91. Herkommen des Pfingstlritts zu Kötzting.
Kötzting im Bayerwalde. – Das Königr. Bayern in seinen Schönheiten, III., 7.
Aus nah und ferne kommen zu Kötzting am Pfingstmontage morgens berittene Männer und Bursche zusammen, die in paarweiser Ordnung zur Kirche des heiligen Nikolaus in Steinbühl einen Kreuzgang ausführen. Voraus reitet ein Geistlicher mit dem Allerheiligsten, dann der Meßner, Fahnen- und Bildträger. Nachdem der feierliche Gottesdienst abgehalten, und in einer wunderherrlichen Waldgegend und den um das Kirchlein aufgeschlagenen Wirthszelten einige Rast gemacht ist, steigt Alles wieder zu Pferd und man kehrt in fröhlicher Stimmung zurück nach Kötzting. Selten daß es beim Heimritte im Gedränge ungeschulter Rosse und meist unsicherer Reiter zu einem Unfalle kommt.
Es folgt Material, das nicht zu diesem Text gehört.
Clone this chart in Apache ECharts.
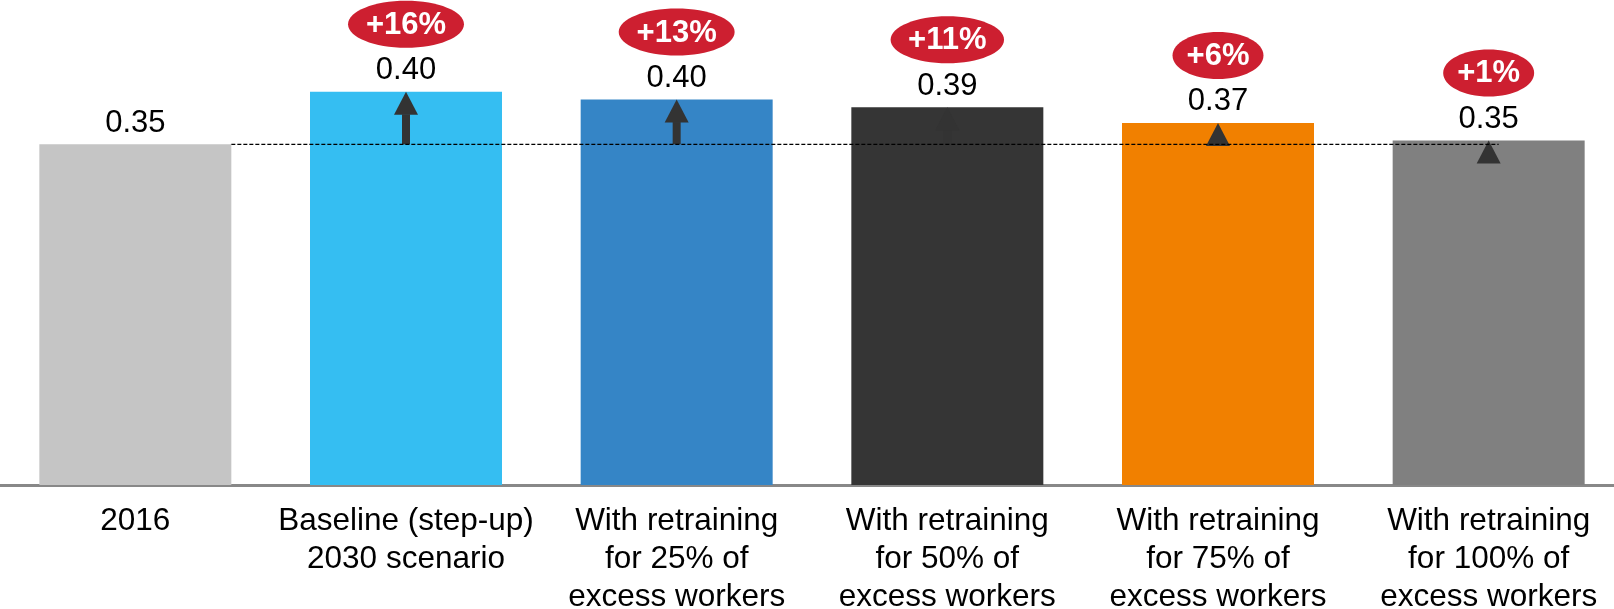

Der außerhalb des Marktes auf einem freien Wiesplatze angekommene Wallfahrtszug schließt sich zu einem Kreise und es empfängt hier ein Kötztinger Bürgerssohn, der nach dem Urtheile und der Auswahl des Magistrates und des Pfarrers vor Anderen als tugendreich gehalten wird, aus der Hand des Geistlichen ein aus Flieder, rothem Band und Silberdraht geflochtenes Ehrenkränzchen um den linken Arm. Es gehen verschiedene Ueberlieferungen über die Entstehung dieses Rittes; unter andern die folgende. Noch bedeckte der Urwald die Gegend und ringsher herrschte finsteres Heidenthum. Unten im Thale von Chammerau aber bestand schon eine Christenkirche, zu welcher Steinbühl weit oben in der Bergwaldung als Tochterkirche gehörte. Es geschah nun, daß der Chammerauer Pfarrherr noch nächtlicher Weile in seinen Filialbezirk gerufen wurde, es verlangte ein Sterbender nach der letzten Wegzehrung. Weil aber die Heiden [91] nicht nur, sondern auch grimmige Raubthiere den Pfad unsicher machten, entschlossen sich unterwegs die jungen Männer von Kötzting freiwillig, dem Geistlichen zu Pferd ein Schutzgeleite zu geben. Mit anbrechendem Tage brach eine Heidenschaar hervor und des Priesters Leben sammt dem Allerheiligsten schien in Gefahr. Da wurden die Gottlosen von den Kötztinger Jünglingen hart angefallen und in hitzigem Kampfe theils erschlagen, theils zur Flucht in die Wälder getrieben. Von solch mannhafter That soll das erwähnte Ehrenkränzlein ein Erinnerungszeichen sein.